Glen Stubbe/Minneapolis Star Tribune,

General Mills reverses itself on consumers' right to sue

  • Article by: STEPHANIE STROM
  • New York Times
  • April 21, 2014 - 10:37 AM

General Mills, one of the country’s largest food companies, on Saturday night announced in a stunning about-face that it was withdrawing its controversial plans to make consumers give up their right to sue it.

In an e-mail sent after 10 p.m. on Saturday, the company said that due to concerns that its plans to require consumers to agree to informal negotiation or arbitration had raised among the public, it was taking down the new terms it had posted on its website.

“Because our concerns and intentions were widely misunderstood, causing concerns among our consumers, we’ve decided to change them back to what they were,” Mike Siemienas, a company spokesman, wrote in the e-mail. “As a result, the recently updated legal terms are being removed from our websites, and we are announcing today that we have reverted back to our prior legal terms, which contain no mention of arbitration.”

The announcement was a quick reversal for the company, which had quietly put up the new terms requiring consumers downloading coupons, “joining its online communities,” participating in sweepstakes and other promotions, and interacting with General Mills in a variety of other ways to agree to arbitration in lieu of suing the company in the event of a dispute.

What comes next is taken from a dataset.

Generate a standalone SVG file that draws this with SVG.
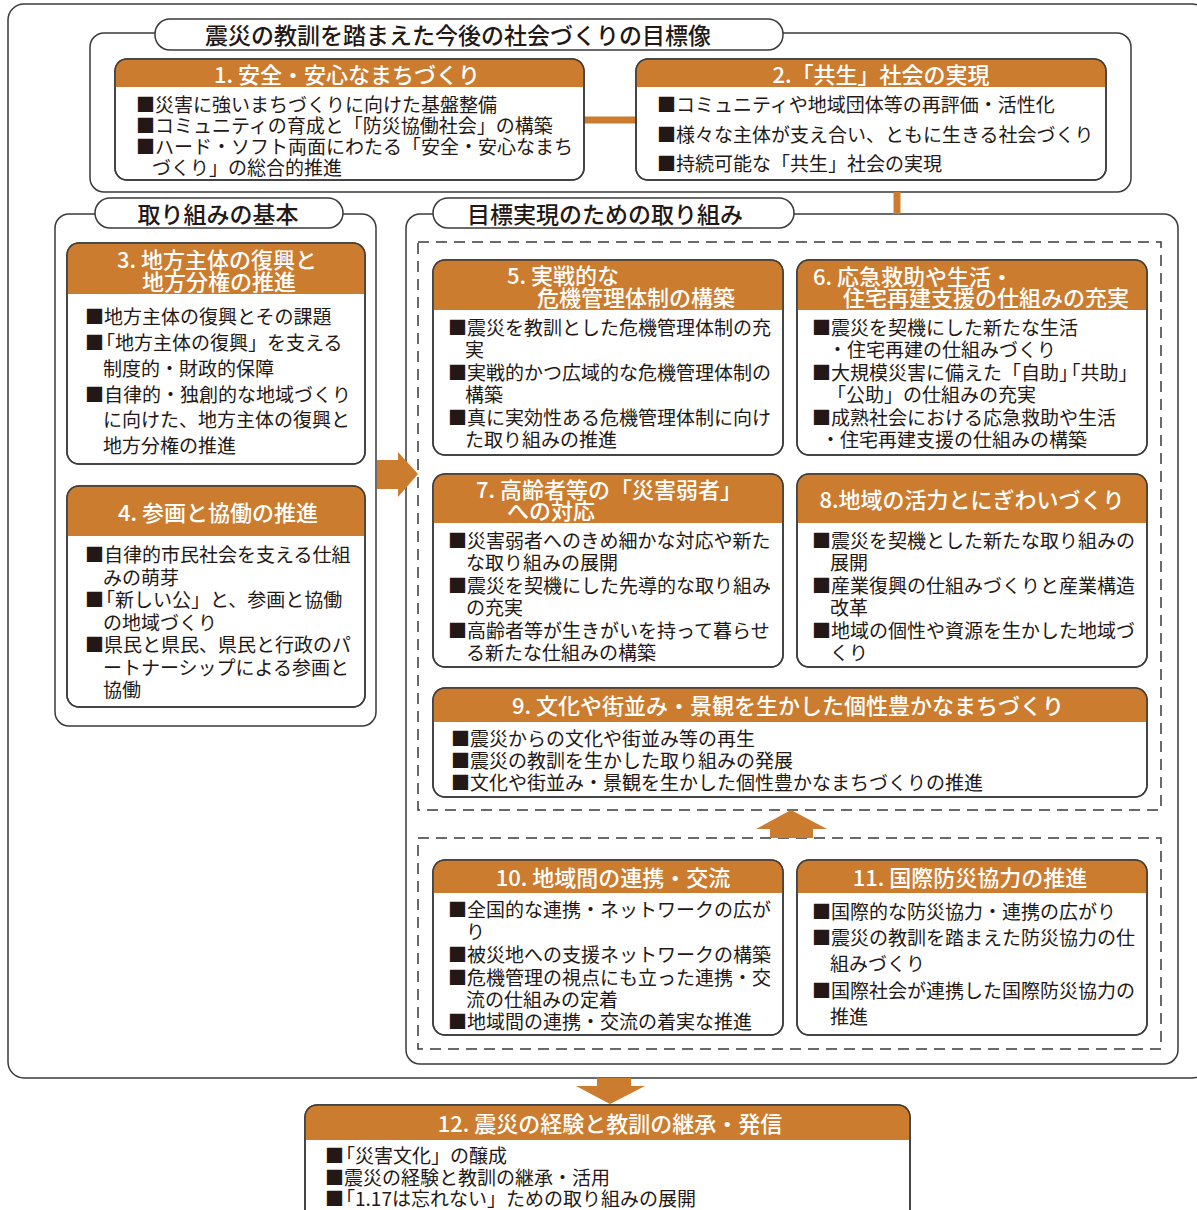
<svg xmlns="http://www.w3.org/2000/svg" width="1197" height="1210" viewBox="0 0 1197 1210">
<style>
text{font-family:"Noto Sans CJK JP","Noto Sans",sans-serif;dominant-baseline:central}
.frame{fill:#fff;stroke:#3a3a3a;stroke-width:1.5}
.line{fill:none;stroke:#3a3a3a;stroke-width:1.5}
.dash{fill:none;stroke:#3a3a3a;stroke-width:1.5;stroke-dasharray:11 7}
.hdr{fill:#cc7c2e}
.ht{fill:#fff;font-size:22px;font-weight:500}
.st{fill:#231815;font-size:23px;font-weight:500;text-anchor:middle}
.bt{fill:#231815;font-size:19px}
.mid{text-anchor:middle}
.or{fill:#cc7c2e}
.orl{stroke:#cc7c2e;stroke-width:7;fill:none}
</style>
<rect width="1197" height="1210" fill="#fff"/>
<rect x="8" y="4" width="1200" height="1074" rx="16" class="frame"/>

<g id="sec-target">
<rect x="90" y="33" width="1041" height="159" rx="14" class="frame"/>
<rect x="155" y="19" width="628" height="31" rx="15" class="frame"/>
<text x="458" y="34" class="st">震災の教訓を踏まえた今後の社会づくりの目標像</text>
</g>

<g id="sec-basic">
<rect x="55" y="214" width="321" height="512" rx="14" class="frame"/>
<rect x="95" y="198" width="248" height="30" rx="15" class="frame"/>
<text x="218" y="213" class="st">取り組みの基本</text>
</g>

<g id="sec-effort">
<rect x="406" y="214" width="772" height="850" rx="14" class="frame"/>
<rect x="433" y="198" width="361" height="30" rx="15" class="frame"/>
<text x="605" y="213" class="st">目標実現のための取り組み</text>
<rect x="418" y="242" width="743" height="568" class="dash"/>
<rect x="418" y="838" width="743" height="211" class="dash"/>
</g>

<g id="connectors">
<line x1="583" y1="120" x2="637" y2="120" class="orl"/>
<line x1="897" y1="192" x2="897" y2="214" class="orl"/>
<polygon class="or" points="377,460 398,460 398,452 418,474 398,497 398,489 377,489"/>
<polygon class="or" points="791,810 827,829 813,829 813,838 770,838 770,829 756,829"/>
<polygon class="or" points="597,1078 631,1078 631,1086 645,1086 610,1104 576,1086 597,1086"/>
</g>

<g id="node1">
<rect x="115" y="59" width="469" height="121" rx="12" class="frame"/>
<path class="hdr" d="M115,87 V71 Q115,59 127,59 H572 Q584,59 584,71 V87 Z"/>
<rect x="115" y="59" width="469" height="121" rx="12" class="line"/>
<text x="347" y="73" class="ht mid">1. 安全・安心なまちづくり</text>
<text class="bt"><tspan x="136" y="103">■災害に強いまちづくりに向けた基盤整備</tspan><tspan x="136" y="124">■コミュニティの育成と「防災協働社会」の構築</tspan><tspan x="136" y="145">■ハード・ソフト両面にわたる「安全・安心なまち</tspan><tspan x="152" y="166">づくり」の総合的推進</tspan></text>
</g>

<g id="node2">
<rect x="636" y="59" width="470" height="121" rx="12" class="frame"/>
<path class="hdr" d="M636,87 V71 Q636,59 648,59 H1094 Q1106,59 1106,71 V87 Z"/>
<rect x="636" y="59" width="470" height="121" rx="12" class="line"/>
<text x="881" y="73" class="ht mid">2.「共生」社会の実現</text>
<text class="bt"><tspan x="657" y="103">■コミュニティや地域団体等の再評価・活性化</tspan><tspan x="657" y="133">■様々な主体が支え合い、ともに生きる社会づくり</tspan><tspan x="657" y="162">■持続可能な「共生」社会の実現</tspan></text>
</g>

<g id="node3">
<rect x="67" y="243" width="298" height="221" rx="12" class="frame"/>
<path class="hdr" d="M67,294 V255 Q67,243 79,243 H353 Q365,243 365,255 V294 Z"/>
<rect x="67" y="243" width="298" height="221" rx="12" class="line"/>
<text class="ht mid"><tspan x="217" y="258">3. 地方主体の復興と</tspan><tspan x="219" y="280">地方分権の推進</tspan></text>
<text class="bt"><tspan x="85" y="315">■地方主体の復興とその課題</tspan><tspan x="85" y="341">■</tspan><tspan dx="-8">「地方主体の復興」を支える</tspan><tspan x="103" y="367">制度的・財政的保障</tspan><tspan x="85" y="393">■自律的・独創的な地域づくり</tspan><tspan x="103" y="418">に向けた、地方主体の復興と</tspan><tspan x="103" y="444">地方分権の推進</tspan></text>
</g>

<g id="node4">
<rect x="67" y="486" width="298" height="221" rx="12" class="frame"/>
<path class="hdr" d="M67,536 V498 Q67,486 79,486 H353 Q365,486 365,498 V536 Z"/>
<rect x="67" y="486" width="298" height="221" rx="12" class="line"/>
<text x="218" y="511" class="ht mid">4. 参画と協働の推進</text>
<text class="bt"><tspan x="85" y="553">■自律的市民社会を支える仕組</tspan><tspan x="103" y="576">みの萌芽</tspan><tspan x="85" y="598">■</tspan><tspan dx="-8">「新しい公」と、参画と協働</tspan><tspan x="103" y="621">の地域づくり</tspan><tspan x="85" y="643">■県民と県民、県民と行政のパ</tspan><tspan x="103" y="666">ートナーシップによる参画と</tspan><tspan x="103" y="688">協働</tspan></text>
</g>

<g id="node5">
<rect x="433" y="260" width="350" height="195" rx="12" class="frame"/>
<path class="hdr" d="M433,310 V272 Q433,260 445,260 H771 Q783,260 783,272 V310 Z"/>
<rect x="433" y="260" width="350" height="195" rx="12" class="line"/>
<text class="ht"><tspan x="507" y="274">5. 実戦的な</tspan><tspan x="537" y="296">危機管理体制の構築</tspan></text>
<text class="bt"><tspan x="448" y="326">■震災を教訓とした危機管理体制の充</tspan><tspan x="465" y="348">実</tspan><tspan x="448" y="371">■実戦的かつ広域的な危機管理体制の</tspan><tspan x="465" y="393">構築</tspan><tspan x="448" y="416">■真に実効性ある危機管理体制に向け</tspan><tspan x="465" y="438">た取り組みの推進</tspan></text>
</g>

<g id="node6">
<rect x="797" y="260" width="350" height="195" rx="12" class="frame"/>
<path class="hdr" d="M797,310 V272 Q797,260 809,260 H1135 Q1147,260 1147,272 V310 Z"/>
<rect x="797" y="260" width="350" height="195" rx="12" class="line"/>
<text class="ht"><tspan x="813" y="275">6. 応急救助や生活・</tspan><tspan x="843" y="296">住宅再建支援の仕組みの充実</tspan></text>
<text class="bt"><tspan x="812" y="326">■震災を契機にした新たな生活</tspan><tspan x="828" y="348">・住宅再建の仕組みづくり</tspan><tspan x="812" y="371">■大規模災害に備えた「自助」</tspan><tspan dx="-7">「共助」</tspan><tspan x="827" y="393">「公助」の仕組みの充実</tspan><tspan x="812" y="416">■成熟社会における応急救助や生活</tspan><tspan x="821" y="438">・住宅再建支援の仕組みの構築</tspan></text>
</g>

<g id="node7">
<rect x="433" y="474" width="350" height="193" rx="12" class="frame"/>
<path class="hdr" d="M433,523 V486 Q433,474 445,474 H771 Q783,474 783,486 V523 Z"/>
<rect x="433" y="474" width="350" height="193" rx="12" class="line"/>
<text class="ht"><tspan x="476" y="488">7. 高齢者等の「災害弱者」</tspan><tspan x="507" y="509">への対応</tspan></text>
<text class="bt"><tspan x="448" y="539">■災害弱者へのきめ細かな対応や新た</tspan><tspan x="466" y="561">な取り組みの展開</tspan><tspan x="448" y="584">■震災を契機にした先導的な取り組み</tspan><tspan x="466" y="606">の充実</tspan><tspan x="448" y="629">■高齢者等が生きがいを持って暮らせ</tspan><tspan x="466" y="651">る新たな仕組みの構築</tspan></text>
</g>

<g id="node8">
<rect x="797" y="474" width="350" height="193" rx="12" class="frame"/>
<path class="hdr" d="M797,523 V486 Q797,474 809,474 H1135 Q1147,474 1147,486 V523 Z"/>
<rect x="797" y="474" width="350" height="193" rx="12" class="line"/>
<text x="972" y="498" class="ht mid">8.地域の活力とにぎわいづくり</text>
<text class="bt"><tspan x="812" y="539">■震災を契機とした新たな取り組みの</tspan><tspan x="830" y="561">展開</tspan><tspan x="812" y="584">■産業復興の仕組みづくりと産業構造</tspan><tspan x="830" y="606">改革</tspan><tspan x="812" y="629">■地域の個性や資源を生かした地域づ</tspan><tspan x="830" y="651">くり</tspan></text>
</g>

<g id="node9">
<rect x="433" y="688" width="714" height="109" rx="12" class="frame"/>
<path class="hdr" d="M433,722 V700 Q433,688 445,688 H1135 Q1147,688 1147,700 V722 Z"/>
<rect x="433" y="688" width="714" height="109" rx="12" class="line"/>
<text x="788" y="704" class="ht mid">9. 文化や街並み・景観を生かした個性豊かなまちづくり</text>
<text class="bt"><tspan x="451" y="737">■震災からの文化や街並み等の再生</tspan><tspan x="451" y="759">■震災の教訓を生かした取り組みの発展</tspan><tspan x="451" y="781">■文化や街並み・景観を生かした個性豊かなまちづくりの推進</tspan></text>
</g>

<g id="node10">
<rect x="433" y="860" width="350" height="175" rx="12" class="frame"/>
<path class="hdr" d="M433,893 V872 Q433,860 445,860 H771 Q783,860 783,872 V893 Z"/>
<rect x="433" y="860" width="350" height="175" rx="12" class="line"/>
<text x="613" y="876" class="ht mid">10. 地域間の連携・交流</text>
<text class="bt"><tspan x="448" y="908">■全国的な連携・ネットワークの広が</tspan><tspan x="466" y="930">り</tspan><tspan x="448" y="953">■被災地への支援ネットワークの構築</tspan><tspan x="448" y="976">■危機管理の視点にも立った連携・交</tspan><tspan x="466" y="998">流の仕組みの定着</tspan><tspan x="448" y="1020">■地域間の連携・交流の着実な推進</tspan></text>
</g>

<g id="node11">
<rect x="797" y="860" width="350" height="175" rx="12" class="frame"/>
<path class="hdr" d="M797,893 V872 Q797,860 809,860 H1135 Q1147,860 1147,872 V893 Z"/>
<rect x="797" y="860" width="350" height="175" rx="12" class="line"/>
<text x="970" y="876" class="ht mid">11. 国際防災協力の推進</text>
<text class="bt"><tspan x="812" y="910">■国際的な防災協力・連携の広がり</tspan><tspan x="812" y="936">■震災の教訓を踏まえた防災協力の仕</tspan><tspan x="830" y="962">組みづくり</tspan><tspan x="812" y="989">■国際社会が連携した国際防災協力の</tspan><tspan x="830" y="1015">推進</tspan></text>
</g>

<g id="node12">
<rect x="305" y="1105" width="605" height="130" rx="12" class="frame"/>
<path class="hdr" d="M305,1140 V1117 Q305,1105 317,1105 H898 Q910,1105 910,1117 V1140 Z"/>
<rect x="305" y="1105" width="605" height="130" rx="12" class="line"/>
<text x="610" y="1122" class="ht mid">12. 震災の経験と教訓の継承・発信</text>
<text class="bt"><tspan x="325" y="1154">■</tspan><tspan dx="-8">「災害文化」の醸成</tspan><tspan x="325" y="1176">■震災の経験と教訓の継承・活用</tspan><tspan x="325" y="1197">■</tspan><tspan dx="-8">「1.17は忘れない」ための取り組みの展開</tspan></text>
</g>
</svg>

Those terms, which were first reported by the New York Times on Wednesday, were widely excoriated by consumers on Facebook and Twitter, and legal experts questioned whether the broad language the company used could be enforced. In a pop-up box on its home page, the company had said it would “require all disputes related to the purchase or use of any General Mills product or service to be resolved through binding arbitration.”

The Golden Valley-based company — which owns Cheerios, Progresso and Yoplait — elaborated on its change of heart in a blog post.